begin

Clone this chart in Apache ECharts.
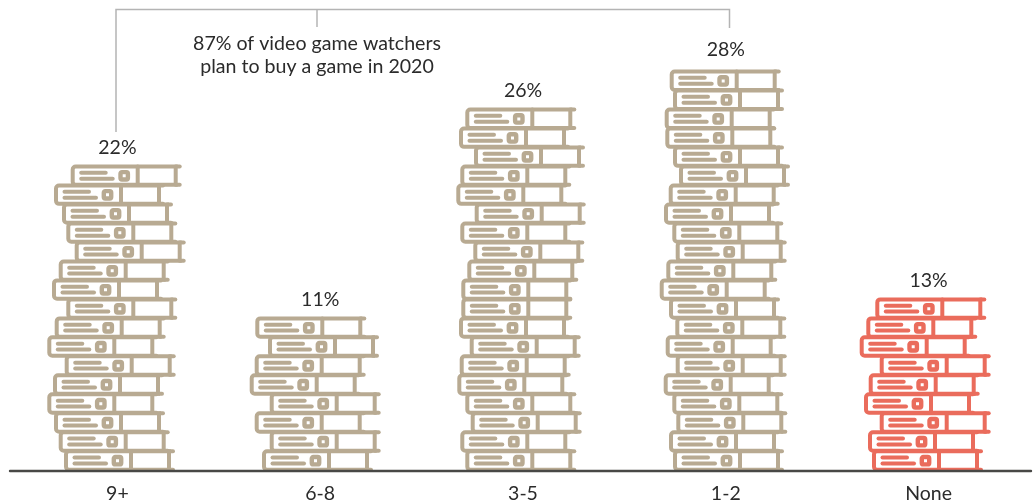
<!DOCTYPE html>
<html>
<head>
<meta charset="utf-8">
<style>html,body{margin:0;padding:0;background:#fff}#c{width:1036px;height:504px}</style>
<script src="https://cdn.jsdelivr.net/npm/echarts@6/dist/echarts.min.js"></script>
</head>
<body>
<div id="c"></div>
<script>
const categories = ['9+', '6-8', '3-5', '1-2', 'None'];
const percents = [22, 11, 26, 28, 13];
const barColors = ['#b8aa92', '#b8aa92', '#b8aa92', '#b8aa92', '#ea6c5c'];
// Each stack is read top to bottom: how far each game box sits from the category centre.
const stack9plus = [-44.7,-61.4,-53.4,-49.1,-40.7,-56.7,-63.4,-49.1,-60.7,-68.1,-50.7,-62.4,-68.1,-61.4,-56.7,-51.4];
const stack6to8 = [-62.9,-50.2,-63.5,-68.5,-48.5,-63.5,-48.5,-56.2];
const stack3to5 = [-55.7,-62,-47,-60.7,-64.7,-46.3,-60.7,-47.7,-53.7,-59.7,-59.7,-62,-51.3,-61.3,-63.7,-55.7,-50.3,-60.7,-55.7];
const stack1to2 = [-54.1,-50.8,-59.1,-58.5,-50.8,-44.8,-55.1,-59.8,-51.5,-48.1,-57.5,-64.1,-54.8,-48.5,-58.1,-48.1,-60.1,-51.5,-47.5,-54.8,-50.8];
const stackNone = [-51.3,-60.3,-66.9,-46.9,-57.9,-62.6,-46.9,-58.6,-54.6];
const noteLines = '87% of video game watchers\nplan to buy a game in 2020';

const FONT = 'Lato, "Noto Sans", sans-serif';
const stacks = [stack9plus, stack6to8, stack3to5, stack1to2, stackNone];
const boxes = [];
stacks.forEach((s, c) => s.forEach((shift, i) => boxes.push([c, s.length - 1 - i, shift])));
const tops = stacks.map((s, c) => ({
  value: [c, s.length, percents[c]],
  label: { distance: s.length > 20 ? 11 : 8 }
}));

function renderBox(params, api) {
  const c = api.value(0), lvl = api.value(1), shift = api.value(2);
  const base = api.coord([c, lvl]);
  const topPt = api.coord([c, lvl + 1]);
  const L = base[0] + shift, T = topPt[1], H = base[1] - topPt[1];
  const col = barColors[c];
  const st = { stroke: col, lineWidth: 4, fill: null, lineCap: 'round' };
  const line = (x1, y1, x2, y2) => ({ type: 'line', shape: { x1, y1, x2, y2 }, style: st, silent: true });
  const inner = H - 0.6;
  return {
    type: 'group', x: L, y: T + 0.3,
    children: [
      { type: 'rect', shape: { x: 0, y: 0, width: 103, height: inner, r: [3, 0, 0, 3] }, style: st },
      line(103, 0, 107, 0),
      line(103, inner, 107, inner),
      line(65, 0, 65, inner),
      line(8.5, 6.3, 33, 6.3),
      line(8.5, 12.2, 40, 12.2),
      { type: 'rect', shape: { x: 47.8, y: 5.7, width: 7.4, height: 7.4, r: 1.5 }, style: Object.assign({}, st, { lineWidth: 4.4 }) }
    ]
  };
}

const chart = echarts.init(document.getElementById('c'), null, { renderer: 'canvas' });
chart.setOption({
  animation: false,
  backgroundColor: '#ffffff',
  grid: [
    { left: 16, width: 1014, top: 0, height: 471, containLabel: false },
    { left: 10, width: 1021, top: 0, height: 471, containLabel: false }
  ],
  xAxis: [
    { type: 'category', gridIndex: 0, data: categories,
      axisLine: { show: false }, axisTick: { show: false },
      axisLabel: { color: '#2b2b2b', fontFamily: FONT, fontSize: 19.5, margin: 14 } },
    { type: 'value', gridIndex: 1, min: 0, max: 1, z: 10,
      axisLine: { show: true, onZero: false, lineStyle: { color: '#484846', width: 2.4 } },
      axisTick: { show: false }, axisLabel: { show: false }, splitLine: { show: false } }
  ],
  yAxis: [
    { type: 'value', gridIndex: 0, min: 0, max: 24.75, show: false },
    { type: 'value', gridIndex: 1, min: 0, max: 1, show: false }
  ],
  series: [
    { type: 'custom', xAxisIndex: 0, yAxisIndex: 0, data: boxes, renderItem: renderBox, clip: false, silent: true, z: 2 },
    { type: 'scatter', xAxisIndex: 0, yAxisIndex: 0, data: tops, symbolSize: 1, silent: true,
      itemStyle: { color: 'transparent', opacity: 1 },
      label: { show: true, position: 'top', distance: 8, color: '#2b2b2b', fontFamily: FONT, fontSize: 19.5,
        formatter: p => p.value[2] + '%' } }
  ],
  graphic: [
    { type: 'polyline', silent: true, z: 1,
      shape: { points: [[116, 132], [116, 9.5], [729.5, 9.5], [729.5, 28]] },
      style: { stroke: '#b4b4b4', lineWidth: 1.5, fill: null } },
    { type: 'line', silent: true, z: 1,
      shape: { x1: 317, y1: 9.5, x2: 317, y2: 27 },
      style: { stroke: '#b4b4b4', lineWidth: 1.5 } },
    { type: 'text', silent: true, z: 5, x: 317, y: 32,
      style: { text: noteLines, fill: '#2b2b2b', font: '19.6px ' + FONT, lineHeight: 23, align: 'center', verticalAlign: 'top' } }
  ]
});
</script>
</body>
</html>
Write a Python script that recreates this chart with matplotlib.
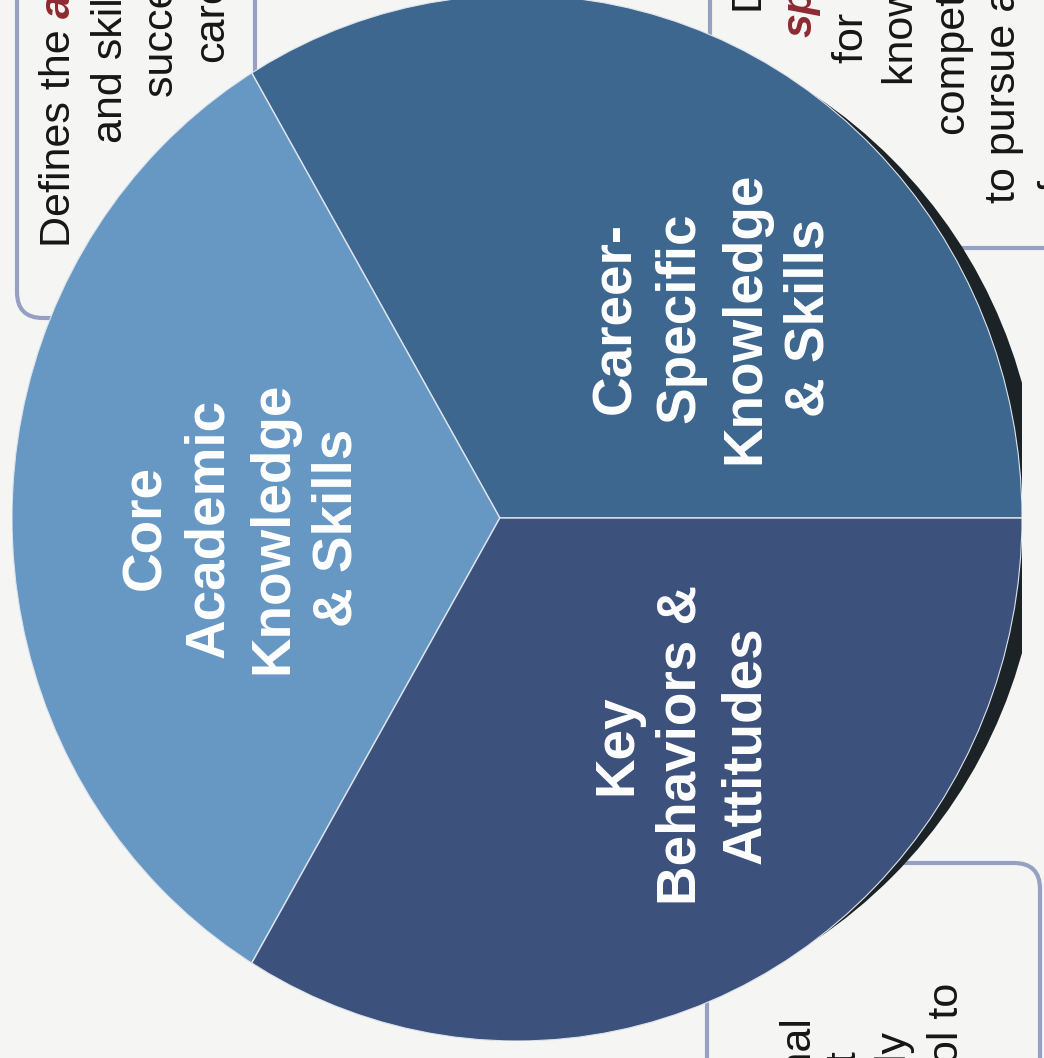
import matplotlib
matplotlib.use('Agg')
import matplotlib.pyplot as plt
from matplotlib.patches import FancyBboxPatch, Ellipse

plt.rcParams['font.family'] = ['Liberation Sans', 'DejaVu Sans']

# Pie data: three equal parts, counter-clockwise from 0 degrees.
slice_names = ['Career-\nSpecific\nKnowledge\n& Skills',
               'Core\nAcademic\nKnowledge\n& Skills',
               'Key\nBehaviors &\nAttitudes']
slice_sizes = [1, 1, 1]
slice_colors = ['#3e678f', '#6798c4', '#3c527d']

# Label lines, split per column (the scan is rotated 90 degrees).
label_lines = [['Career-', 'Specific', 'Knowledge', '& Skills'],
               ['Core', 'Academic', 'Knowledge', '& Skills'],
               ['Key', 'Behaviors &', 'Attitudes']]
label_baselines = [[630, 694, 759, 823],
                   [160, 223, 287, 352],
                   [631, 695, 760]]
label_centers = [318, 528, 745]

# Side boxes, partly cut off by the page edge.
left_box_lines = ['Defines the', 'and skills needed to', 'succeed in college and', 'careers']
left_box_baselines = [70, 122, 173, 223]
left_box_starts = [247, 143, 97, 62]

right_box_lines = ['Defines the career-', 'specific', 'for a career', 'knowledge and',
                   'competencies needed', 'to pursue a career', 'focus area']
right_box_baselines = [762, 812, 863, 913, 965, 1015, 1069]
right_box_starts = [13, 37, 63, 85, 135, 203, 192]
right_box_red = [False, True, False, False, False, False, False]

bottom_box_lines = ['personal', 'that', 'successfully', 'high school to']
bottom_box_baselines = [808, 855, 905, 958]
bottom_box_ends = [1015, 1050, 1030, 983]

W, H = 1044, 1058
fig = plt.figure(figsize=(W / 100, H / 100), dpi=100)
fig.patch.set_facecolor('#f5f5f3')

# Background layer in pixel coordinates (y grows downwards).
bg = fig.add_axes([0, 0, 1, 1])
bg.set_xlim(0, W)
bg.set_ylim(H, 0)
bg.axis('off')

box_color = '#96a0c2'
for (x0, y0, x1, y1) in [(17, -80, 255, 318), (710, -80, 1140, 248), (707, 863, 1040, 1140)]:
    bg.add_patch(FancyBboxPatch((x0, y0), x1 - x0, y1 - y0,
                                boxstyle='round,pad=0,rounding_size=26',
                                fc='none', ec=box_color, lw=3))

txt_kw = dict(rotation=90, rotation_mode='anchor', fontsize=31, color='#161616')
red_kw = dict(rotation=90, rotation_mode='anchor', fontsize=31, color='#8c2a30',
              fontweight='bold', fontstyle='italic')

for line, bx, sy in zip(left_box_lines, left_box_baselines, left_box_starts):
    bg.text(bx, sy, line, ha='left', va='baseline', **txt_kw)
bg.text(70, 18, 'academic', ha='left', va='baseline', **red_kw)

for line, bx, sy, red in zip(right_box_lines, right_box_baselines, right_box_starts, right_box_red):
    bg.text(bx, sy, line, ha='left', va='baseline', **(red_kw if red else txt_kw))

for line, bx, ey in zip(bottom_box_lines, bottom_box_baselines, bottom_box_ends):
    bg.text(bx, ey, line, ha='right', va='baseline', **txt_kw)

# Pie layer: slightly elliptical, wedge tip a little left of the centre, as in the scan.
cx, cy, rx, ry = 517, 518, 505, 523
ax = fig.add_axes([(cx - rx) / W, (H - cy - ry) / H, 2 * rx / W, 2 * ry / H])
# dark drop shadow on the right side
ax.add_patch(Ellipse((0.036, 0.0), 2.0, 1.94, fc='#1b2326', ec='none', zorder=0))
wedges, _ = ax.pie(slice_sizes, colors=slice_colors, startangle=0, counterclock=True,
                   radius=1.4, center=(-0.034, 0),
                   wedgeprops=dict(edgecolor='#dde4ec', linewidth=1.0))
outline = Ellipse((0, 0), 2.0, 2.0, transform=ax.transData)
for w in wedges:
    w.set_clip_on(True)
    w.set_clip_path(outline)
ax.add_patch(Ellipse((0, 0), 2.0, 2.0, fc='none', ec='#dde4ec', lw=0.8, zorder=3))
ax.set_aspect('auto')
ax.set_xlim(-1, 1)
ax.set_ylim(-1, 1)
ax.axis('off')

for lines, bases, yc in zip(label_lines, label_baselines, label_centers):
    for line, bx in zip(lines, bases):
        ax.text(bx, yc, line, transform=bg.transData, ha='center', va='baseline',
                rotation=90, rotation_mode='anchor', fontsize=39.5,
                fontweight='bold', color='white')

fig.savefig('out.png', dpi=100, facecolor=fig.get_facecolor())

end

EXERCISE TASK:
From the listing above, copy out each line where the word "that" appears.

FINAL ANSWER:
Write a Python script that recreates this chart with matplotlib.
bottom_box_lines = ['personal', 'that', 'successfully', 'high school to']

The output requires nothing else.